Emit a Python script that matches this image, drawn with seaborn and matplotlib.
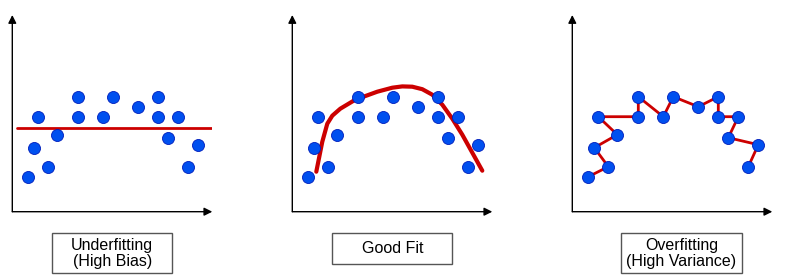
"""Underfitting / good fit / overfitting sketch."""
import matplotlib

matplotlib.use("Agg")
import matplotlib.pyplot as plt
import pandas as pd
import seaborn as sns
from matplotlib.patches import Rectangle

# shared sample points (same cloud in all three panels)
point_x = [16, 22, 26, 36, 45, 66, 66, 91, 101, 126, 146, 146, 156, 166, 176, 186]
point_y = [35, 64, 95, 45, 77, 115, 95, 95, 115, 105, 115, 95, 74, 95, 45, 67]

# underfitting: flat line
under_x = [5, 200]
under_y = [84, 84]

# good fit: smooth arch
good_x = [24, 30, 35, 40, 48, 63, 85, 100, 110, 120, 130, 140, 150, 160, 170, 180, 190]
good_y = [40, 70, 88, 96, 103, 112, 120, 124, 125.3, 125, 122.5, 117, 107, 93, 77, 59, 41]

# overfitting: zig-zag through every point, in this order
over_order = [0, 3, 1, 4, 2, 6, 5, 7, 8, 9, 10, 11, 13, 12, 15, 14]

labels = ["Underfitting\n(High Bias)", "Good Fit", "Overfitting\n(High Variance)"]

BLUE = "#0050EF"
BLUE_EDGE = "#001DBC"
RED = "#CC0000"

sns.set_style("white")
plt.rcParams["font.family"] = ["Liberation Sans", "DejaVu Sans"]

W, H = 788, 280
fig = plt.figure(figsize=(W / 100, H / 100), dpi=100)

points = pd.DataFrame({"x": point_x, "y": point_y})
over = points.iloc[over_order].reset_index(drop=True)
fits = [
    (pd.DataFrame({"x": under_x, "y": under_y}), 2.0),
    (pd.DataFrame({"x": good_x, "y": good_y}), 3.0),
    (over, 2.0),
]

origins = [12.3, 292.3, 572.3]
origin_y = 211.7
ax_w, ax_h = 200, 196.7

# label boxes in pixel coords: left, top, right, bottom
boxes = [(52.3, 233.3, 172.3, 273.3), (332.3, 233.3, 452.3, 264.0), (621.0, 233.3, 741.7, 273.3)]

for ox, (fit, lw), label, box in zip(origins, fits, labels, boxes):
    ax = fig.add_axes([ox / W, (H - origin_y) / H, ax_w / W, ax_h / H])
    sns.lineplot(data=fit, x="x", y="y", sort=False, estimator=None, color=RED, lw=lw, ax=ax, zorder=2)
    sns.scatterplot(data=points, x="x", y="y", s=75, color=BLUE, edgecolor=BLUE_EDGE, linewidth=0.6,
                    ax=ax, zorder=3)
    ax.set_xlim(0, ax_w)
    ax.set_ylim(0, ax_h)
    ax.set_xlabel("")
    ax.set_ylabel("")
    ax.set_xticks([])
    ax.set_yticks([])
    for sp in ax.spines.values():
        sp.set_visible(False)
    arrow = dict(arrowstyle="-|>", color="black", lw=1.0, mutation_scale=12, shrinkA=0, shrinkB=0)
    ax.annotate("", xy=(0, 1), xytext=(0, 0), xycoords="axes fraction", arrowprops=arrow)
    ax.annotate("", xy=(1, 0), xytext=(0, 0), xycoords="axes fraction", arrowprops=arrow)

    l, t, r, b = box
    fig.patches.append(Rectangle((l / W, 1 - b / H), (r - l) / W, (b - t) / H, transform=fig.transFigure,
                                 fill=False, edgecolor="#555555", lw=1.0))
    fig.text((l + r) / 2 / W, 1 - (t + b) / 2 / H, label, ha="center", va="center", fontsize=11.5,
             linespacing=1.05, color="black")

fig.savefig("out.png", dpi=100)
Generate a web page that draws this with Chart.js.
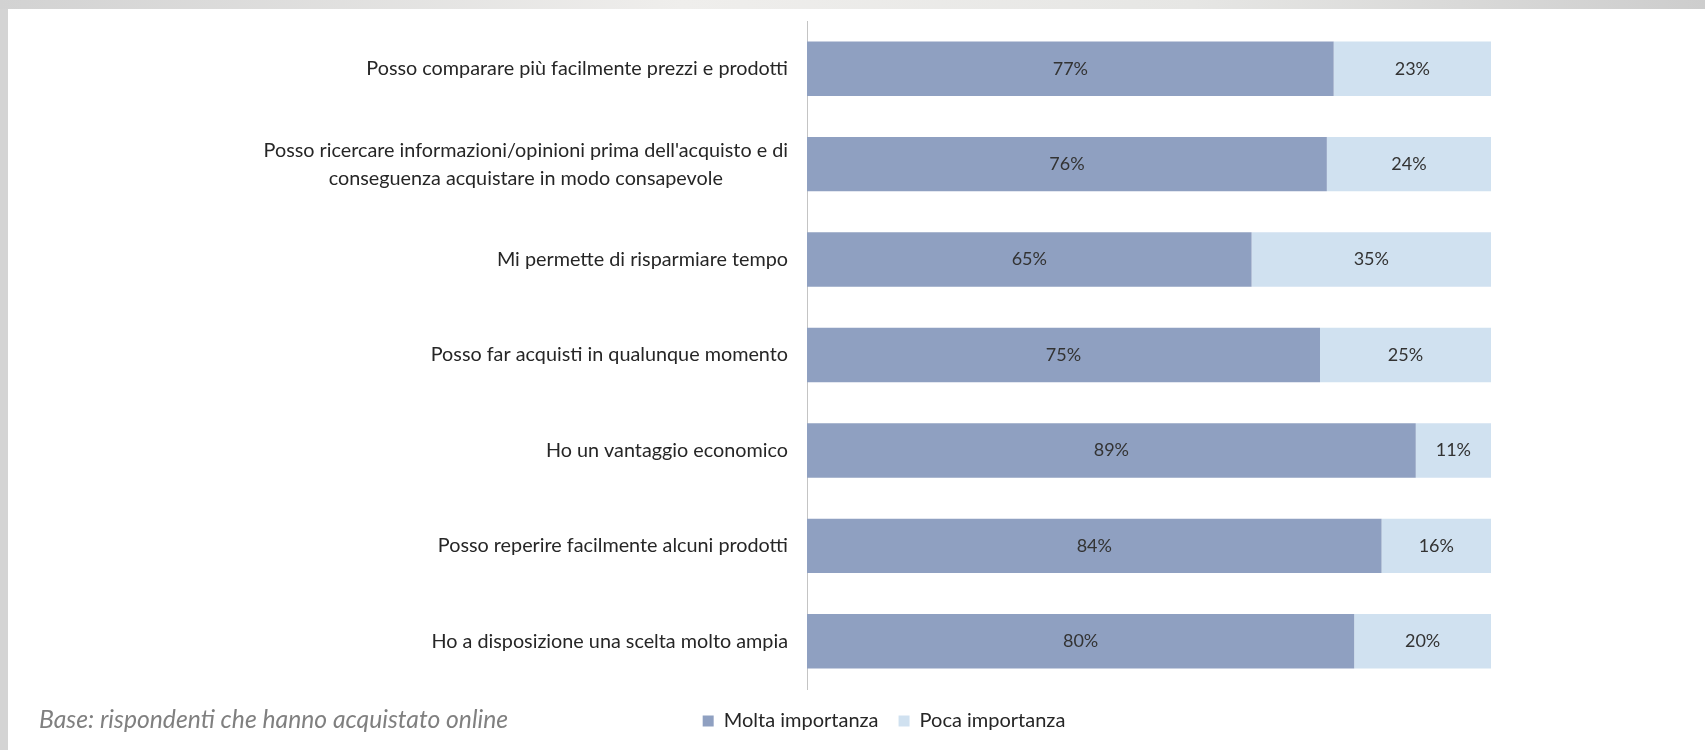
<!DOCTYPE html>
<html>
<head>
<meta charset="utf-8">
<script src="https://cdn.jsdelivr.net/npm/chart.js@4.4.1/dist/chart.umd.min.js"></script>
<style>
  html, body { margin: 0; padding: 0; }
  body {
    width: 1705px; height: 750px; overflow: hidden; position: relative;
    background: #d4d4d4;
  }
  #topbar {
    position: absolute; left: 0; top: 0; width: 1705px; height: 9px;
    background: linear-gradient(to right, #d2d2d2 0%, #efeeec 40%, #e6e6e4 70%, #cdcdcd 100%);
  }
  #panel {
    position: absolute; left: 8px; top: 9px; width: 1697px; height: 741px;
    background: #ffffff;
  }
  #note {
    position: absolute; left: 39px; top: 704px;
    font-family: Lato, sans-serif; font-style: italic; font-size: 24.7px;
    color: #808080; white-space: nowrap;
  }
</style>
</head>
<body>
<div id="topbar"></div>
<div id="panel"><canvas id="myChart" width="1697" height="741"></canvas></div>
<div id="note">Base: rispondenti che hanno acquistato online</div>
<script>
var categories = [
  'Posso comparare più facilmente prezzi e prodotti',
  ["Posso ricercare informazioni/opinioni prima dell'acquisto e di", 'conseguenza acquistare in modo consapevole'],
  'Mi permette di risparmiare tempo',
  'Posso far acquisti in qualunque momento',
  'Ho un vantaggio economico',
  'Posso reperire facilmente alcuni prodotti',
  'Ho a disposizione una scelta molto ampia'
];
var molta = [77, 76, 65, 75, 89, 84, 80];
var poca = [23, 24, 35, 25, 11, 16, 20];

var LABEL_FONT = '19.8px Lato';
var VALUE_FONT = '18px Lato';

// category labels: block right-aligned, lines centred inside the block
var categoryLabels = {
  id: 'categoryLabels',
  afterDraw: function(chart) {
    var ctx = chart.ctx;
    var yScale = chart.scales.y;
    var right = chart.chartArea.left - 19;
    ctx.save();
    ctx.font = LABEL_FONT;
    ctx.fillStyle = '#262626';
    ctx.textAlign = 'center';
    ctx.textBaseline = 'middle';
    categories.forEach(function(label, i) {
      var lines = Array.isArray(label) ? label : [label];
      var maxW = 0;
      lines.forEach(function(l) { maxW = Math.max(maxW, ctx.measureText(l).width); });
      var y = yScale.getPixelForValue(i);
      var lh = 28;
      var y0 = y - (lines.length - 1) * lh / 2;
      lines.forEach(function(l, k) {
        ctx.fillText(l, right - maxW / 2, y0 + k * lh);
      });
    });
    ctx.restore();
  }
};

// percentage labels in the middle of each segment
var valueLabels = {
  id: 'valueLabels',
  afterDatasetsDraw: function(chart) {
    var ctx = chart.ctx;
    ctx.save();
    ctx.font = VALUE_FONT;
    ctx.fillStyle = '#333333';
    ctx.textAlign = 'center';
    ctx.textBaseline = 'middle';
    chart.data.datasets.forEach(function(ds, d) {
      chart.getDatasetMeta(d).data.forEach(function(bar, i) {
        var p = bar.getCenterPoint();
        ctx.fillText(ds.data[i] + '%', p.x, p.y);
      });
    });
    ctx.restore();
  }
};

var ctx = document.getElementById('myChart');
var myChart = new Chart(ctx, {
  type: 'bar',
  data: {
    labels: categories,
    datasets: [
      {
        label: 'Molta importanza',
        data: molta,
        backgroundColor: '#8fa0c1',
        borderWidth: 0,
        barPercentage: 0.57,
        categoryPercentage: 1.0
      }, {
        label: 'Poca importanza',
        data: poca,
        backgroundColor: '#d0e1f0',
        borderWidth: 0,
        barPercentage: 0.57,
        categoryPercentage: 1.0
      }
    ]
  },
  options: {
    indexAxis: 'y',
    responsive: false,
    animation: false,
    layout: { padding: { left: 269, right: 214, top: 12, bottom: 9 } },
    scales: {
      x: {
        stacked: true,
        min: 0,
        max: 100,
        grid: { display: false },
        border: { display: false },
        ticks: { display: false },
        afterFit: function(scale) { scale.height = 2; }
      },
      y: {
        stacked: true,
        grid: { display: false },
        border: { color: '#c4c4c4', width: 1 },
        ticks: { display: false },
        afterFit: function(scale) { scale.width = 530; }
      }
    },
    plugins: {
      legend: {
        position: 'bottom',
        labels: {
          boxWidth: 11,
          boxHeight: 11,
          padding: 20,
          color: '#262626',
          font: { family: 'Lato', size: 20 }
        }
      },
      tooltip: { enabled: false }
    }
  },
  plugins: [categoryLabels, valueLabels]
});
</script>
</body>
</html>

══════

● WHAT TO WORK ON: Begin at the first line of the data above and repeat each line exactly, stopping after the line containing "from matplotlib.patches import Rectangle". Omit the pictures.

● SOLUTION TO THE PROBLEM:
Emit a Python script that matches this image, drawn with seaborn and matplotlib.
"""Underfitting / good fit / overfitting sketch."""
import matplotlib

matplotlib.use("Agg")
import matplotlib.pyplot as plt
import pandas as pd
import seaborn as sns
from matplotlib.patches import Rectangle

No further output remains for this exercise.